We’d like to take the opportunity to introduce you to the Honorable mention winner of our The Architect's Chair / Edition #1 competition – Ariel Śliwiński from Poland!

Ariel Franciszek ŚliwiŃski

Please tell us about your company (when it was founded, where it is based, how many employees, etc) Alternatively, if you do not have a company, please give us some insights on your own professional/academia background.

The starting point for my projects is always an attempt to identify a specific need. The resulting idea is merely a response and solution to the problem, to which I dedicate a significant portion of the entire design process. The ability to observe and capture dependencies and relationships between humans and objects is of utmost importance to me in the broad sense of design.

Brief information about the projects that you/your company have been involved with. For instance, what scale have you focused on/preferred, any significant projects where the company/ individuals have been Involved?

I am a graduate of the Academy of Fine Arts (ASP) in Gdańsk, currently working on my doctoral thesis closely related to researching ecological aspects in furniture design. Professionally, I work as a furniture and industrial designer and serve as the founder of Ariel Śliwiński Studio. Additionally, I lead a furniture design workshop in the Interior Architecture Department at the University of Technology in Bydgoszcz, where I collaborate with students to analyze contemporary user needs and develop projects to address them. During my studies, I initiated collaborations with the furniture industry. Currently, apart from my teaching work, I am the creator and chief designer of the TFORY brand. I have designed and implemented a series of furniture designs, which have been showcased multiple times at international trade fairs.

What does architecture mean to you and what is the role of an architect in your society?

Architecture signifies immense responsibility to me. Few endeavors at the intersection of art and engineering endure as long as architecture does, and it impacts a vast number of people. Consequently, besides understanding the creation of buildings and urban spaces, an architect must also comprehend the nature of their future users.

Why do you participate in architecture competitions?

I highly appreciate designers who strive to push the boundaries of possibilities and go beyond what is already known. In our daily professional work, we may not always have the opportunity for such exploration, which doesn't necessarily positively impact our development.
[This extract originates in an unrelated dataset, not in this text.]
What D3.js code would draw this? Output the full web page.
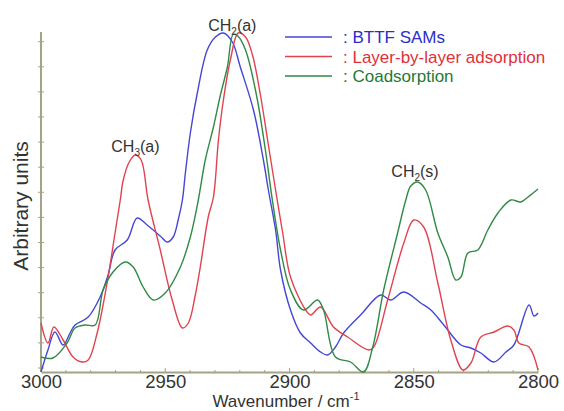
<!DOCTYPE html>
<html>
<head>
<meta charset="utf-8">
<script src="https://cdn.jsdelivr.net/npm/d3@7"></script>
<style>
  body { margin: 0; background: #fff; }
  svg { display: block; font-family: "Liberation Sans", Arial, sans-serif; }
</style>
</head>
<body>
<div id="chart"></div>
<script>
// [wavenumber (cm-1), intensity (arbitrary)]
const bttf = [
  [3000, 0], [2997.2, 22], [2994.4, 40], [2991.1, 27], [2988.3, 39], [2986.3, 47],
  [2981.0, 55], [2976.2, 75], [2973.0, 97], [2970.2, 122], [2965.3, 132], [2961.3, 154],
  [2957.3, 147], [2952.0, 136], [2949.2, 130], [2946.8, 135], [2944.8, 152], [2943.1, 172],
  [2941.9, 199], [2939.9, 239], [2937.1, 279], [2933.1, 322], [2929.8, 335], [2926.6, 339],
  [2923.0, 330], [2919.8, 305], [2914.5, 262], [2910.5, 212], [2908.5, 182], [2905.6, 142],
  [2903.6, 102], [2899.6, 62], [2895.6, 39], [2891.5, 29], [2887.5, 20], [2884.7, 17],
  [2881.5, 25], [2878.2, 39], [2871.4, 57], [2863.3, 77], [2859.3, 72], [2854.0, 80],
  [2847.2, 69], [2843.1, 62], [2837.9, 47], [2831.0, 27], [2827.0, 24], [2823.0, 19],
  [2817.7, 10], [2812.9, 20], [2809.7, 27], [2803.6, 67], [2801.6, 56], [2800, 59]
];

const layer = [
  [3000, 49], [2997.2, 29], [2994.8, 45], [2991.1, 32], [2987.1, 15], [2983.5, 10],
  [2981.0, 12], [2977.4, 39], [2973.4, 89], [2970.2, 139], [2968.1, 172], [2966.9, 192],
  [2964.5, 210], [2962.1, 217], [2959.7, 212], [2956.9, 172], [2952.0, 122], [2947.2, 72],
  [2943.1, 44], [2940.7, 49], [2937.9, 77], [2935.9, 105], [2932.7, 155], [2930.6, 175],
  [2928.6, 232], [2926.6, 272], [2923.8, 312], [2920.6, 339], [2917.7, 335], [2914.9, 317],
  [2911.7, 277], [2908.5, 227], [2905.6, 182], [2902.8, 140], [2899.6, 95], [2893.5, 62],
  [2891.5, 57], [2887.5, 65], [2882.3, 45], [2876.6, 35], [2868.1, 22], [2866.1, 25],
  [2860.5, 72], [2854.0, 129], [2850.0, 152], [2846.0, 145], [2840.3, 89], [2835.1, 32],
  [2830.2, 2], [2827.0, 9], [2823.0, 35], [2817.7, 40], [2812.1, 46], [2809.7, 42],
  [2807.7, 29], [2803.6, 25], [2800, 2]
];

const coads = [
  [3000, 15], [2995.2, 14], [2989.5, 29], [2986.3, 44], [2982.3, 47], [2978.2, 47],
  [2975.0, 82], [2971.0, 100], [2966.1, 110], [2962.9, 105], [2958.9, 85], [2954.8, 72],
  [2950.0, 79], [2943.9, 105], [2939.9, 135], [2936.7, 172], [2933.9, 212], [2930.6, 245],
  [2927.8, 277], [2925.0, 305], [2922.6, 338], [2920.8, 336], [2917.7, 322], [2913.3, 277],
  [2909.7, 222], [2906.9, 172], [2903.6, 122], [2899.6, 82], [2894.4, 62], [2888.7, 72],
  [2886.3, 62], [2881.5, 15], [2875.4, 10], [2870.2, 0], [2866.5, 25], [2862.1, 82],
  [2856.5, 139], [2853.2, 172], [2851.2, 186], [2848.4, 190], [2845.2, 182], [2840.3, 139],
  [2836.3, 115], [2833.1, 92], [2831.0, 95], [2828.2, 119], [2824.2, 122], [2820.2, 142],
  [2816.1, 159], [2810.9, 172], [2806.9, 170], [2804.0, 175], [2800, 183]
];

const seriesNames = [': BTTF SAMs', ': Layer-by-layer adsorption', ': Coadsorption'];
const seriesColors = ['#4646d6', '#e0434f', '#2f8a45'];
const legendColors = ['#2c2cc8', '#e0303a', '#1f7a35'];
const xTicks = [3000, 2950, 2900, 2850, 2800];

// label anchor (baseline) positions in data units
const peaks = [
  { main: 'CH', sub: '3', tail: '(a)', w: 2962, v: 220 },
  { main: 'CH', sub: '2', tail: '(a)', w: 2923, v: 341 },
  { main: 'CH', sub: '2', tail: '(s)', w: 2849.5, v: 195 }
];

const width = 564, height = 411;
const margin = { left: 41, right: 26, top: 32, bottom: 39 };

const svg = d3.select('#chart').append('svg')
  .attr('width', width)
  .attr('height', height);

const x = d3.scaleLinear().domain([3000, 2800]).range([margin.left, width - margin.right]);
const y = d3.scaleLinear().domain([0, 340]).range([height - margin.bottom, margin.top]);

const axisColor = '#a3a386';

// x axis
const xAxis = svg.append('g')
  .attr('transform', `translate(0,${y(0)})`)
  .call(d3.axisBottom(x).tickValues(xTicks).tickSize(0).tickPadding(3).tickFormat(d3.format('d')));
xAxis.select('.domain').attr('stroke', axisColor).attr('stroke-width', 2);
xAxis.selectAll('text')
  .attr('font-size', 18.5)
  .attr('fill', '#333')
  .attr('font-family', '"Liberation Sans", Arial, sans-serif');

svg.append('g').selectAll('line')
  .data(d3.range(3000, 2799, -10))
  .join('line')
  .attr('x1', (d) => x(d)).attr('x2', (d) => x(d))
  .attr('y1', y(0)).attr('y2', (d) => y(0) - (d % 50 === 0 ? 4 : 2))
  .attr('stroke', axisColor).attr('stroke-width', 1);

// y axis
svg.append('line')
  .attr('x1', x(3000)).attr('x2', x(3000))
  .attr('y1', y(0)).attr('y2', y(340))
  .attr('stroke', axisColor).attr('stroke-width', 2);

svg.append('g').selectAll('line')
  .data(d3.range(4, 335, 25.1))
  .join('line')
  .attr('x1', x(3000) - 3).attr('x2', x(3000) + 3)
  .attr('y1', (d) => y(d)).attr('y2', (d) => y(d))
  .attr('stroke', axisColor).attr('stroke-width', 1);

// curves
const line = d3.line()
  .x((d) => x(d[0]))
  .y((d) => y(d[1]))
  .curve(d3.curveCatmullRom.alpha(0.5));

svg.append('g')
  .selectAll('path')
  .data([bttf, layer, coads])
  .join('path')
  .attr('d', line)
  .attr('fill', 'none')
  .attr('stroke', (d, i) => seriesColors[i])
  .attr('stroke-width', 1.4)
  .attr('stroke-linejoin', 'round');

// peak labels
const peakText = svg.append('g')
  .selectAll('text')
  .data(peaks)
  .join('text')
  .attr('x', (d) => x(d.w))
  .attr('y', (d) => y(d.v))
  .attr('text-anchor', 'middle')
  .attr('font-size', 16)
  .attr('fill', '#333');
peakText.append('tspan').text((d) => d.main);
peakText.append('tspan').attr('font-size', 10).attr('dy', 4).text((d) => d.sub);
peakText.append('tspan').attr('dy', -4).text((d) => d.tail);

// legend
const legend = svg.append('g').attr('transform', 'translate(285,37)');
const item = legend.selectAll('g')
  .data(seriesNames)
  .join('g')
  .attr('transform', (d, i) => `translate(0,${i * 19.5})`);
item.append('line')
  .attr('x1', 0).attr('x2', 47)
  .attr('stroke', (d, i) => seriesColors[i])
  .attr('stroke-width', 1.6);
item.append('text')
  .attr('x', 58).attr('y', 6)
  .attr('font-size', 17)
  .attr('fill', (d, i) => legendColors[i])
  .text((d) => d);

// axis titles
const xTitle = svg.append('text')
  .attr('x', 286).attr('y', 406.5)
  .attr('text-anchor', 'middle')
  .attr('font-size', 17)
  .attr('fill', '#333');
xTitle.append('tspan').text('Wavenumber / cm');
xTitle.append('tspan').attr('font-size', 11).attr('dy', -7).text('-1');

svg.append('text')
  .attr('transform', 'translate(28,206) rotate(-90)')
  .attr('text-anchor', 'middle')
  .attr('font-size', 21)
  .attr('fill', '#333')
  .text('Arbitrary units');
</script>
</body>
</html>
However, design competitions provide an ideal opportunity to explore new concepts and create something truly unconventional.

What advice would you give to individuals who struggle to decide whether it would be beneficial for them to participate in architecture competitions?

In the worst-case scenario, participation in a design competition will serve as another valuable lesson for you; in the best case, you will have the opportunity to share your idea with the world.